Дети Роя перебрасывались трескучими фразами как мячиками; было видно, что каждая из них хорошо знакома им, как знакомы врачу симптомы болезни.
– По этой лестнице вы и добрались до нас. – Илле сидела, подобрав под себя ножки, опираясь руками за спину. Николас неосторожно задержал взгляд на ее шее, и уже не слышал, что она говорила, однако следующий гость, обнаружившийся прямо у него на коленях, заставил механика отвлечься от созерцания прелестей белладонны.
– Фхххлнннн… гллллвмммм… – эти звуки напомнили ему работающий на малой мощности насос.
– Это еще что? – на коленях у механика сидело существо, похожее на тряпичный мяч, изрядно послуживший на своем веку, где-то надорванный, где-то выставивший напоказ свою набивку (что-то вроде подгнивших суровых ниток), давным-давно потерявший и форму, и прыть. Существо, и без того малосимпатичное, страдало одышкой и косноязычием.
– А вот и паразиты пожаловали, – прошелестел Тульпа. – Это Мирель. Детка, пощади чувства нашего гостя, сядь где-нибудь подальше.
– Пусть сидит, мне не мешает. – Николас принял происходящее как должное и решил ничему не удивляться. – Я с самого начала хотел спросить вас насчет Единого и его светлого круга. Он вообще был или как? То, что вы нас ждали и встретили, как родных, я уже понял, а с той стороны что, мы сироты получаемся?
– Мммввлллл… ххххшшшшшнгллл… – Николас изо всех сил вслушивался в пыхтение Мирели.
– Не напрягайся так. Спуск должен быть легким. – Голос зазвучал в его голове сам, минуя слышимую мешанину звуков. – Нет, вы не сироты, Николас, вы любимые дети. Любимые дети, покинувшие дом отца и забывшие дорогу обратно. Однако несмотря на то, что вы ушли далеко, сам дом никуда не делся.
– Я смотрю, вечеринка в разгаре. – Николас обернулся – на подоконнике, положив ногу на ногу, сидела Джая. – Понимаю, что всем вам любопытно заценить нашу новую диковинку, но он нам нужен живым. Мирель, уйди от греха подальше.
Существо, неловко переваливаясь, пыхтя и кряхтя, сползло на пол и откатилось к окну.
– Ну надо же, – насмешливо протянула белладонна, – бестия-защитница. Не бойся, никто его не тронет.
– И, тем не менее, Джая совершенно права. – Иероним встал. – Пора и честь знать. Можете не прощаться, Николас, скоро увидимся. Мы, как-никак, соседи. – И он кивнул в сторону дома напротив. – Отдыхайте.
Они покидали комнату так же бесшумно, как и появились в ней; последней исчезла Илле. Когда Николас улегся в кровать, она оказалась теплой, подушка пахла липовым цветом. «Ничего себе соседи, – подумал он, засыпая. – Не соскучишься». И встрепенулся.

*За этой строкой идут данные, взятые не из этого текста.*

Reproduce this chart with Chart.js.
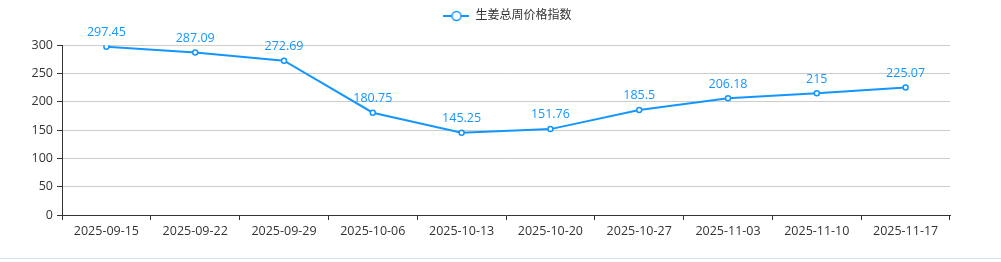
<!DOCTYPE html>
<html>
<head>
<meta charset="utf-8">
<script src="https://cdn.jsdelivr.net/npm/chart.js@4.4.1/dist/chart.umd.min.js"></script>
<style>
html,body{margin:0;padding:0;background:#fff;}
#wrap{position:relative;width:1001px;height:258px;border-bottom:1px solid #d5e3ee;}
canvas{display:block;}
</style>
</head>
<body>
<div id="wrap"><canvas id="c" width="1001" height="258"></canvas></div>
<script>
const categories = ['2025-09-15','2025-09-22','2025-09-29','2025-10-06','2025-10-13','2025-10-20','2025-10-27','2025-11-03','2025-11-10','2025-11-17'];
const seriesName = '生姜总周价格指数';
const values = [297.45, 287.09, 272.69, 180.75, 145.25, 151.76, 185.5, 206.18, 215, 225.07];
const yTicks = [0, 50, 100, 150, 200, 250, 300];

const BLUE = '#1496ff';
const FONT = '"Open Sans", "Noto Sans CJK SC", sans-serif';

// legend icon
const icon = document.createElement('canvas');
icon.width = 26; icon.height = 12;
(function(){
  const g = icon.getContext('2d');
  g.strokeStyle = BLUE; g.lineWidth = 2;
  g.beginPath(); g.moveTo(0,6); g.lineTo(26,6); g.stroke();
  g.lineWidth = 1.5;
  g.beginPath(); g.arc(13,6,4.5,0,Math.PI*2); g.fillStyle='#fff'; g.fill(); g.stroke();
})();

const labelPlugin = {
  id: 'valueLabels',
  afterDatasetsDraw(chart) {
    const ctx = chart.ctx;
    const meta = chart.getDatasetMeta(0);
    ctx.save();
    ctx.font = '12.5px ' + FONT;
    ctx.fillStyle = BLUE;
    ctx.textAlign = 'center';
    ctx.textBaseline = 'bottom';
    meta.data.forEach((pt, i) => {
      ctx.fillText(String(chart.data.datasets[0].data[i]), pt.x, pt.y - 8);
    });
    ctx.restore();
  }
};

new Chart(document.getElementById('c'), {
  type: 'line',
  data: {
    labels: categories,
    datasets: [{
      label: seriesName,
      data: values,
      yAxisID: 'y',
      borderColor: BLUE,
      backgroundColor: '#fff',
      borderWidth: 2,
      pointRadius: 2.5,
      pointBorderWidth: 1.5,
      pointBackgroundColor: '#fff',
      pointBorderColor: BLUE,
      tension: 0,
      fill: false
    }]
  },
  options: {
    responsive: false,
    animation: false,
    layout: { padding: { left: 14, right: 0, top: 1, bottom: 0 } },
    plugins: {
      tooltip: { enabled: false },
      title: { display: true, text: '', weight: 500, position: 'top', font: { size: 11 }, padding: { top: 0, bottom: 0 } },
      legend: {
        display: true,
        position: 'top',
        labels: {
          font: { size: 12, family: FONT },
          color: '#333',
          padding: 9,
          usePointStyle: true,
          pointStyleWidth: 26,
          generateLabels(chart) {
            return [{ text: seriesName, pointStyle: icon, datasetIndex: 0, fontColor: '#333', lineWidth: 0, strokeStyle: 'transparent', fillStyle: 'transparent' }];
          }
        }
      }
    },
    scales: {
      x: {
        offset: true,
        grid: { offset: true, drawOnChartArea: false, drawTicks: true, tickLength: 5, tickColor: '#333' },
        border: { display: true, color: '#333', width: 1 },
        ticks: { color: '#333', font: { size: 12.5, family: FONT }, maxRotation: 0, padding: 4 },
        afterFit(s) { s.height = 43; }
      },
      y: {
        min: 0, max: 300,
        afterBuildTicks(s) { s.ticks = yTicks.map(v => ({ value: v })); },
        grid: { color: '#cccccc', tickLength: 5, tickColor: '#333' },
        border: { display: true, color: '#333', width: 1 },
        ticks: { color: '#333', font: { size: 12.5, family: FONT }, padding: 4 },
        afterFit(s) { s.width = 48; }
      },
      spacer: {
        type: 'linear',
        position: 'right',
        display: true,
        grid: { display: false, drawTicks: false },
        border: { display: false },
        ticks: { display: false },
        afterFit(s) { s.width = 51; }
      }
    }
  },
  plugins: [labelPlugin]
});
</script>
</body>
</html>
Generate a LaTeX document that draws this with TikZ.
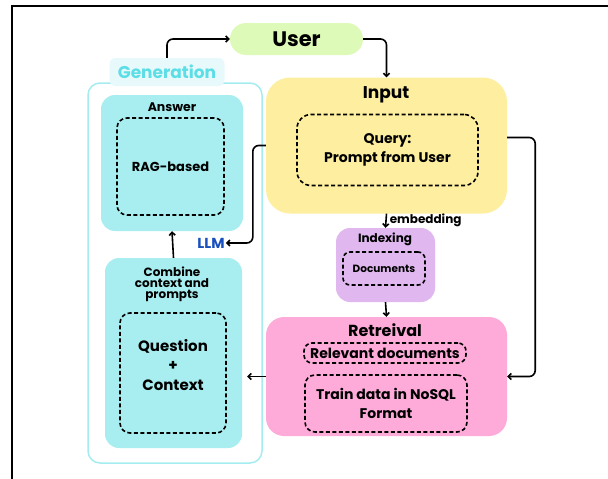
\documentclass[tikz,border=0pt]{standalone}
\usepackage{fontspec}
\setmainfont{Poppins}
\usepackage{tikz}
\usetikzlibrary{positioning, arrows.meta, calc}
\definecolor{UserGreen}{RGB}{222, 250, 184}
\definecolor{GenFill}{RGB}{232, 249, 251}
\definecolor{GenText}{RGB}{92, 222, 230}
\definecolor{GenBorder}{RGB}{165, 236, 240}
\definecolor{BoxCyan}{RGB}{168, 238, 240}
\definecolor{InputYellow}{RGB}{253, 238, 160}
\definecolor{IndexPurple}{RGB}{225, 183, 240}
\definecolor{RetrPink}{RGB}{254, 171, 218}
\definecolor{LlmBlue}{RGB}{26, 80, 190}

\begin{document}
\begin{tikzpicture}[x=1pt, y=-1pt,
    panel/.style={rounded corners=14pt, inner sep=0pt},
    dashbox/.style={draw, line width=1.6pt, dash pattern=on 4pt off 2.5pt, rounded corners=10pt,
      inner sep=0pt, align=center, font={\bfseries\fontsize{14}{19}\selectfont}},
    title/.style={inner sep=0pt, align=center, font={\bfseries\fontsize{12}{11}\selectfont}},
    conn/.style={-{Straight Barb[length=3pt, width=6pt]}, line width=1.6pt, rounded corners=6pt}]
    \useasboundingbox (0,0) rectangle (608,479);

    % Frame
    \draw[line width=2.8pt] (12,479) -- (12,6) -- (608,6);

    % User
    \node[panel, fill=UserGreen, rounded corners=16pt, minimum width=133pt, minimum height=32pt,
      font={\bfseries\fontsize{21}{22}\selectfont}] (user) at (296.5,39) {User};

    % Generation
    \node[panel, draw=GenBorder, line width=1.5pt, rounded corners=12pt,
      minimum width=174pt, minimum height=380pt] (gen) at (175,273) {};
    \node[panel, fill=GenFill, rounded corners=6pt, minimum width=115pt, minimum height=28pt,
      text=GenText, font={\bfseries\fontsize{17}{18}\selectfont}] (gentitle) at (167,72) {Generation};

    \node[panel, fill=BoxCyan, minimum width=142pt, minimum height=136pt] (ans) at (172,163) {};
    \node[title, font={\bfseries\fontsize{12.5}{13}\selectfont}] (anstitle) at (172,107) {Answer};
    \node[dashbox, minimum width=107pt, minimum height=97pt, font={\bfseries\fontsize{13}{14}\selectfont}]
      (rag) at (170.5,166.5) {RAG-based};

    \node[inner sep=1pt, text=LlmBlue, font={\bfseries\fontsize{14.5}{15}\selectfont}] (llm) at (211,243) {LLM};

    \node[panel, fill=BoxCyan, minimum width=137pt, minimum height=190pt] (comb) at (173.5,353) {};
    \node[title] (combtitle) at (172,284) {Combine\\context and\\prompts};
    \node[dashbox, minimum width=106pt, minimum height=120pt] (qbox) at (173,373) {};
    \node[inner sep=0pt, align=center, font={\bfseries\fontsize{15}{19.5}\selectfont}] (qtext) at (173,365)
      {Question\\+\\Context};

    % Input
    \node[panel, fill=InputYellow, rounded corners=24pt, minimum width=241pt, minimum height=136pt]
      (input) at (386.5,145.5) {};
    \node[title, font={\bfseries\fontsize{17}{18}\selectfont}] (inputtitle) at (386,95) {Input};
    \node[dashbox, minimum width=181pt, minimum height=71pt, rounded corners=14pt]
      (query) at (387.5,150) {Query:\\Prompt from User};

    % Indexing
    \node[panel, fill=IndexPurple, minimum width=99pt, minimum height=74pt] (index) at (385.5,265) {};
    \node[title] (indextitle) at (385,239) {Indexing};
    \node[dashbox, minimum width=82pt, minimum height=33pt, rounded corners=7pt,
      font={\bfseries\fontsize{10.5}{11}\selectfont}] (docs) at (384,268.5) {Documents};

    % Retreival
    \node[panel, fill=RetrPink, rounded corners=18pt, minimum width=241pt, minimum height=119pt]
      (retr) at (386.5,376.5) {};
    \node[title, font={\bfseries\fontsize{16}{17}\selectfont}] (retrtitle) at (385,330) {Retreival};
    \node[dashbox, minimum width=162pt, minimum height=20pt, rounded corners=8pt] (relev) at (385,353)
      {Relevant documents};
    \node[dashbox, minimum width=162pt, minimum height=57pt] (train) at (386,403.5)
      {Train data in NoSQL\\Format};

    % Connectors
    \draw[conn] (gentitle.north) |- (user.west);
    \draw[conn] (user.east) -| (input.north);
    \draw[conn] (input.west) -- ++(-13,0) |- (llm.east);
    \draw[conn] ([yshift=8pt]input.east) -- ++(28,0) |- (retr.east);
    \draw[conn] (input.south) -- (index.north)
      node[midway, right, inner sep=3pt, font={\bfseries\fontsize{12}{12}\selectfont}] (embed) {embedding};
    \draw[conn] (index.south) -- (retr.north);
    \draw[conn, shorten >=5pt] (retr.west) -- (retr.west -| comb.east);
    \draw[conn] (comb.north) -- (ans.south);
\end{tikzpicture}
\end{document}
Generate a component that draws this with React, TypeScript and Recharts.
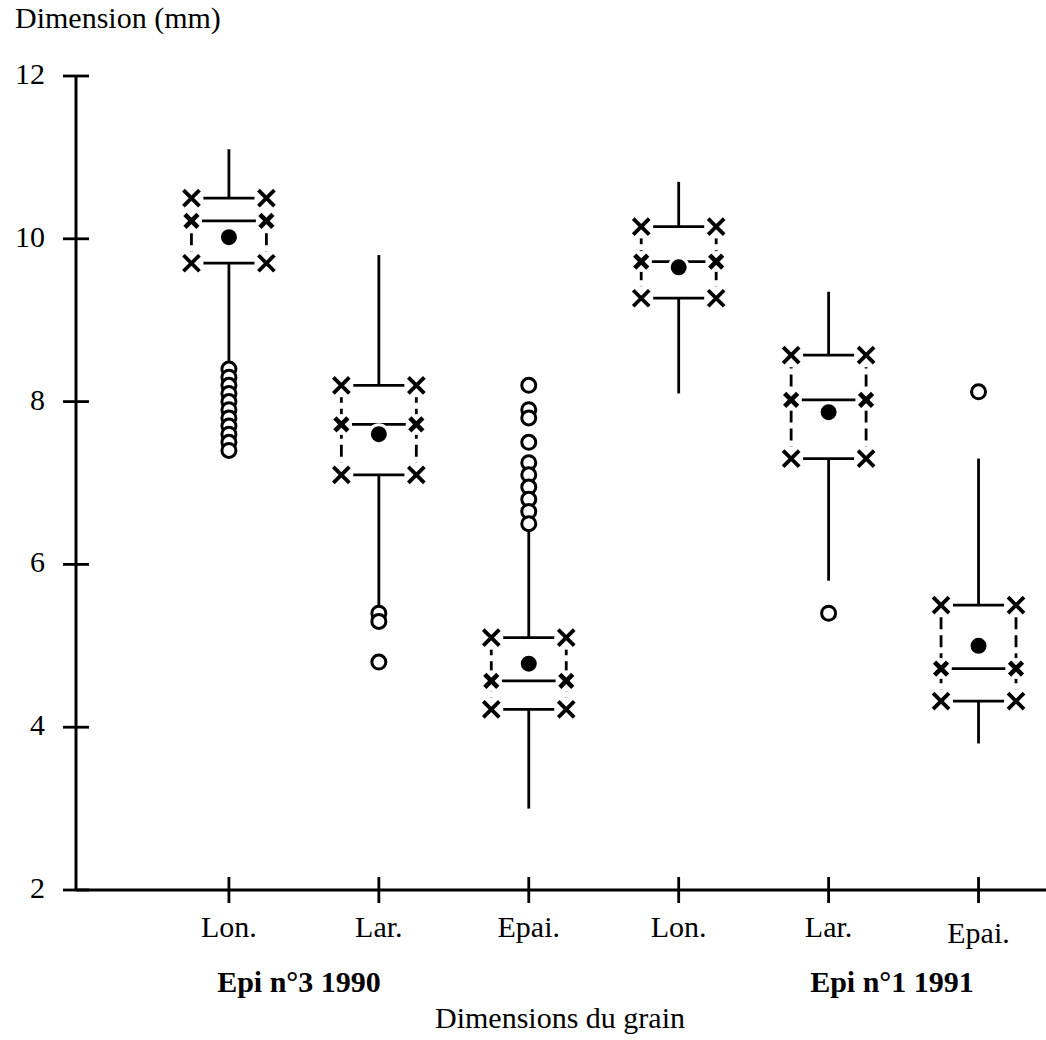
import React from 'react'
import { ComposedChart, Scatter, XAxis, YAxis, ReferenceLine } from 'recharts'

// grain dimensions (mm)
const categories = ['Lon.', 'Lar.', 'Epai.', 'Lon.', 'Lar.', 'Epai.']
const whiskerHigh = [11.1, 9.8, 6.5, 10.7, 9.35, 7.3]
const q3 = [10.5, 8.2, 5.1, 10.15, 8.57, 5.5]
const median = [10.22, 7.72, 4.57, 9.72, 8.02, 4.72]
const q1 = [9.7, 7.1, 4.22, 9.27, 7.3, 4.32]
const whiskerLow = [8.4, 5.4, 3.0, 8.1, 5.8, 3.8]
const mean = [10.02, 7.6, 4.78, 9.65, 7.87, 5.0]
const outliers = [
  [8.4, 8.3, 8.2, 8.1, 8.0, 7.9, 7.8, 7.7, 7.6, 7.5, 7.4],
  [5.4, 5.3, 4.8],
  [8.2, 7.9, 7.8, 7.5, 7.25, 7.1, 6.95, 6.8, 6.65, 6.5],
  [],
  [5.4],
  [8.12],
]
const yTicks = [2, 4, 6, 8, 10, 12]
const groupLabels = ['Epi n°3 1990', 'Epi n°1 1991']

const FONT = '"Liberation Serif", "Times New Roman", serif'
const HALF_BOX = 0.25
const HALF_LINE = 0.18
const LW = 2.8

const pos = (i: number) => i + 1

const cornerPts = categories.flatMap((_, i) =>
  [q1[i], q3[i]].flatMap(v => [
    { x: pos(i) - HALF_BOX, y: v },
    { x: pos(i) + HALF_BOX, y: v },
  ])
)
const midPts = categories.flatMap((_, i) => [
  { x: pos(i) - HALF_BOX, y: median[i] },
  { x: pos(i) + HALF_BOX, y: median[i] },
])
const meanPts = mean.map((v, i) => ({ x: pos(i), y: v }))
const outlierPts = outliers.flatMap((list, i) => list.map(v => ({ x: pos(i), y: v })))

const XMark = (props: any) => {
  const { cx, cy, size = 8, sw = 3.8 } = props
  return (
    <g>
      <circle cx={cx} cy={cy} r={size + 4} fill="#fff" />
      <line x1={cx - size} y1={cy - size} x2={cx + size} y2={cy + size} stroke="#000" strokeWidth={sw} />
      <line x1={cx - size} y1={cy + size} x2={cx + size} y2={cy - size} stroke="#000" strokeWidth={sw} />
    </g>
  )
}

const YTick = (props: any) => {
  const { x, y, payload } = props
  return (
    <g>
      <line x1={x - 13} x2={x + 13} y1={y} y2={y} stroke="#000" strokeWidth={LW} />
      <text x={x - 31} y={y} dy={8} textAnchor="end" fontSize={30} fontFamily={FONT} fill="#000">
        {payload.value}
      </text>
    </g>
  )
}

const XTick = (props: any) => {
  const { x, y, payload } = props
  const label = categories[payload.value - 1]
  // the last label sits a little lower in the original print
  const drop = payload.value === 6 ? 6 : 0
  return (
    <g>
      <line x1={x} x2={x} y1={y - 13} y2={y + 13} stroke="#000" strokeWidth={LW} />
      <text x={x} y={y + 47 + drop} textAnchor="middle" fontSize={30} fontFamily={FONT} fill="#000">
        {label}
      </text>
    </g>
  )
}

export default function App() {
  return (
    <div style={{ position: 'absolute', left: 0, top: 0, width: 1046, height: 1040, background: '#fff' }}>
      <ComposedChart width={1046} height={1040} margin={{ top: 76, right: 0, bottom: 0, left: 0 }}>
        <XAxis
          type="number"
          dataKey="x"
          domain={[-0.02, 6.45]}
          ticks={[1, 2, 3, 4, 5, 6]}
          allowDataOverflow
          height={150}
          tickSize={0}
          tickMargin={0}
          tickLine={false}
          axisLine={{ stroke: '#000', strokeWidth: 3 }}
          tick={<XTick />}
        />
        <YAxis
          type="number"
          dataKey="y"
          domain={[2, 12]}
          ticks={yTicks}
          allowDataOverflow
          width={76}
          tickSize={0}
          tickMargin={0}
          tickLine={false}
          axisLine={{ stroke: '#000', strokeWidth: 3 }}
          tick={<YTick />}
        />

        {/* whiskers */}
        {categories.map((_, i) => (
          <ReferenceLine key={`wh${i}`} segment={[{ x: pos(i), y: q3[i] }, { x: pos(i), y: whiskerHigh[i] }]} stroke="#000" strokeWidth={LW} />
        ))}
        {categories.map((_, i) => (
          <ReferenceLine key={`wl${i}`} segment={[{ x: pos(i), y: whiskerLow[i] }, { x: pos(i), y: q1[i] }]} stroke="#000" strokeWidth={LW} />
        ))}

        {/* dashed box sides */}
        {categories.map((_, i) => (
          <ReferenceLine key={`sl${i}`} segment={[{ x: pos(i) - HALF_BOX, y: q1[i] }, { x: pos(i) - HALF_BOX, y: q3[i] }]} stroke="#000" strokeWidth={LW} strokeDasharray="12 6" />
        ))}
        {categories.map((_, i) => (
          <ReferenceLine key={`sr${i}`} segment={[{ x: pos(i) + HALF_BOX, y: q1[i] }, { x: pos(i) + HALF_BOX, y: q3[i] }]} stroke="#000" strokeWidth={LW} strokeDasharray="12 6" />
        ))}

        {/* quartile and median bars */}
        {categories.map((_, i) =>
          [q1[i], median[i], q3[i]].map((v, k) => (
            <ReferenceLine key={`h${i}-${k}`} segment={[{ x: pos(i) - HALF_LINE, y: v }, { x: pos(i) + HALF_LINE, y: v }]} stroke="#000" strokeWidth={LW} />
          ))
        )}

        <Scatter data={outlierPts} isAnimationActive={false}
          shape={(p: any) => <circle cx={p.cx} cy={p.cy} r={7} fill="#fff" stroke="#000" strokeWidth={3} />} />
        <Scatter data={cornerPts} isAnimationActive={false} shape={(p: any) => <XMark cx={p.cx} cy={p.cy} />} />
        <Scatter data={midPts} isAnimationActive={false} shape={(p: any) => <XMark cx={p.cx} cy={p.cy} size={6.5} sw={4.6} />} />
        <Scatter data={meanPts} isAnimationActive={false}
          shape={(p: any) => <circle cx={p.cx} cy={p.cy} r={9.5} fill="#000" stroke="#fff" strokeWidth={3} />} />
      </ComposedChart>

      <svg width={1046} height={1040} style={{ position: 'absolute', left: 0, top: 0, pointerEvents: 'none' }}>
        <text x={15} y={28} fontSize={30} fontFamily={FONT} fill="#000">Dimension (mm)</text>
        <text x={299} y={992} textAnchor="middle" fontSize={30} fontWeight="bold" fontFamily={FONT} fill="#000">{groupLabels[0]}</text>
        <text x={892} y={992} textAnchor="middle" fontSize={30} fontWeight="bold" fontFamily={FONT} fill="#000">{groupLabels[1]}</text>
        <text x={560} y={1028} textAnchor="middle" fontSize={30} fontFamily={FONT} fill="#000">Dimensions du grain</text>
      </svg>
    </div>
  )
}
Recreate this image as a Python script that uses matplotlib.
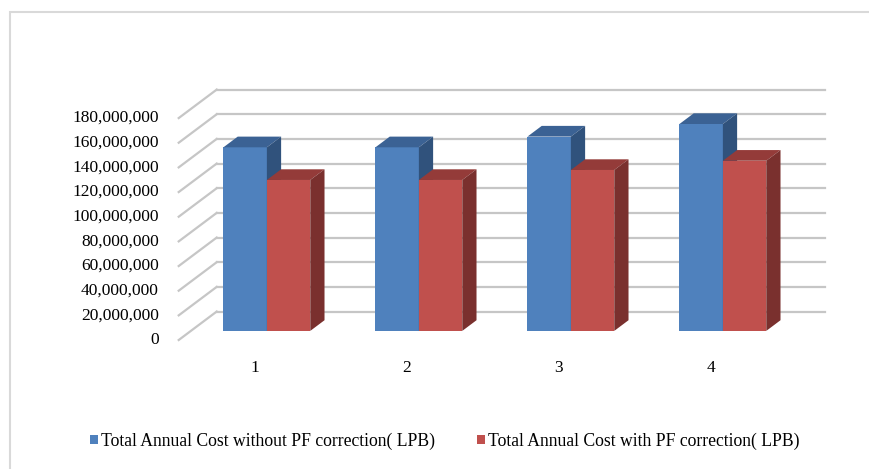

– Погодите-ка, – он был уверен, что ему ответят. – А разве возможно такое, чтобы кромешник с паразитом вот так запросто без носителя расхаживали?
– Дошло, наконец, – ответила Джая, задергивая шторы. – «Тихая заводь» не простая водолечебница, Николас. Здесь можно за определенную плату на время избавиться от своего спутника из Роя. Плата, сам понимаешь, немаленькая, но и услуга не из повседневных. Человек приходит, и мы… как бы это… отделяем от него его же собственную тень. Человек отдыхает, потому как за ним хотя бы неделю не таскается кромешник, не вытягивает все жилы паразит… мало ли кем одарил его час воплощений. Потом, конечно, опять все снова-здорово, куда деваться. Но, скажу я тебе, очередь желающих перевести дыхание давно перевалила за… очень много. Этот дом, – бестия кивнула на дом напротив, – как раз для отделенных теней и предназначен.